Tu places judicieusement des énigmes dans les paroles de Daphkarny. On a bien envie de les résoudre !

"Ta puissance ajoutée à la mienne… Ou plutôt le contraire : ma puissance ajoutée à la tienne, rien ne nous échapperait, nous laverons le lycée une bonne fois pour toutes !"
L'autocorrection du narrateur est très bien pensée et très drôle, il y a une petite vibe féministe dans ce chapitre où la jeune fille est clairement en position de puissance !

Sinon, j'ai relevé deux phrases qui me paraissent un peu lourdes. Je pense - mais ce n'est que mon avis - qu'elles peuvent gagner en rythme si tu les retravailles :

- "Le résultat ne se fit pas attendre très longtemps : je manquai de rendre mon petit-déjeuner, et ç’aurait été autant la faute du physique de l’apparition que de son odeur."
-> Je crois que ça tient au double complément du nom "du physique de l'apparition"

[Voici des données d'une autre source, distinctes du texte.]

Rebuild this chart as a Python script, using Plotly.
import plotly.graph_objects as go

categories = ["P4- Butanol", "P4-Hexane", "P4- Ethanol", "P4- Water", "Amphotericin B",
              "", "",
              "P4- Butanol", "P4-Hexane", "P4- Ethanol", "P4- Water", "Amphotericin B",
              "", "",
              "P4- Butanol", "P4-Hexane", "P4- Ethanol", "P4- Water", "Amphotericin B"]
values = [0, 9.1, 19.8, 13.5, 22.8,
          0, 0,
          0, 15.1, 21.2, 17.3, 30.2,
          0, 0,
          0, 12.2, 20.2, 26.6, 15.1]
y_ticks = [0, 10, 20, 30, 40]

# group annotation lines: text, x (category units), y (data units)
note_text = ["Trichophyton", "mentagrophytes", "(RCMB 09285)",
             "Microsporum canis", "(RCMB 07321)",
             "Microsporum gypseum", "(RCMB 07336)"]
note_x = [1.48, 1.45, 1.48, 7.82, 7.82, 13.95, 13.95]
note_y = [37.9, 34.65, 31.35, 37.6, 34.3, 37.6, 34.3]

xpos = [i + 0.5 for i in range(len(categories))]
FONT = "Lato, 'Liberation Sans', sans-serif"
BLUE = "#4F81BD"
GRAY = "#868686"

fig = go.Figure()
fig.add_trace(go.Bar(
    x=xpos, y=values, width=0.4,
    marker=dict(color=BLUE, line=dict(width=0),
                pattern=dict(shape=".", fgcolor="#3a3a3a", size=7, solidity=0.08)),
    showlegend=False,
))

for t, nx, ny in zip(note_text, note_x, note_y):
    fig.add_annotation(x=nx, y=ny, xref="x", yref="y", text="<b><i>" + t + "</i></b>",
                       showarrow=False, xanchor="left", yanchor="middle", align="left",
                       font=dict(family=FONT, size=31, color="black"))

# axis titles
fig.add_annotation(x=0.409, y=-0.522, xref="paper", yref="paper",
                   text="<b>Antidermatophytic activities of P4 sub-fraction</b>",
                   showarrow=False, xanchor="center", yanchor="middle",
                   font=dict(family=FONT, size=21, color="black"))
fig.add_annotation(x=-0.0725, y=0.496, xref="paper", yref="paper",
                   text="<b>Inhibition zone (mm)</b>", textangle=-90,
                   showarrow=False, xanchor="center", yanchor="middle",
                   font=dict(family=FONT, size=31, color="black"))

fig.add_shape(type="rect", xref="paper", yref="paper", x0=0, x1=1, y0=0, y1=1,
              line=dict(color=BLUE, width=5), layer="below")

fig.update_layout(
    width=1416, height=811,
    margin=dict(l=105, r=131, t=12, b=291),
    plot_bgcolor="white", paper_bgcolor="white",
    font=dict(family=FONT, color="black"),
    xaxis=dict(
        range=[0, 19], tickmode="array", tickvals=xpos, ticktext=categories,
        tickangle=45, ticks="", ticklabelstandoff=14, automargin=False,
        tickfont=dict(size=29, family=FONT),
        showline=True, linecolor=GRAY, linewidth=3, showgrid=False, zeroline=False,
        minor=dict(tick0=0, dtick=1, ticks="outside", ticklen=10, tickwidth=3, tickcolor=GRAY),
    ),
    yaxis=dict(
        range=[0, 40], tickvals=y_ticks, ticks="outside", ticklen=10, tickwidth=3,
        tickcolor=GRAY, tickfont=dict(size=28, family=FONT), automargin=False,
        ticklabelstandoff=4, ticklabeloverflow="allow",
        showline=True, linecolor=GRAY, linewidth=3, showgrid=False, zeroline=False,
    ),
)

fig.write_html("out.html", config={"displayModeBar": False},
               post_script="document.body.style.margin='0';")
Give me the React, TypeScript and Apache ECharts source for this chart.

- "Quant à l’odeur, on aurait rouvert la tombe d’un pestiféré qu’elle n’aurait pas été pire."
-> Ici, c'est peut-être les deux conditionnels passés, difficile à dire...
Infernotaku
Posté le 29/04/2021
Merci pour ce commentaire ! Malheureusement, je ne saurais dire s'il se corrige ou s'il cherche seulement à flatter Daphkarny... (non, je rigole, c'est effectivement parce que je me rendais compte que cette phrase était terriblement hautaine) Et pour les phrases, je verrais comment les corriger, mais la deuxième, à vrai dire, j'en étais plutôt fier...
Miss O
Posté le 29/04/2021
J'avais justement hésité pour la deuxième phrase parce que l'idée est bonne. L'image est dégoutante et donc très parlante! Or j'ai justement l'impression qu'elle pourrait être plus frappante encore. Mais je suis possiblement la seule à être perturbée par le rythme de cette phrase.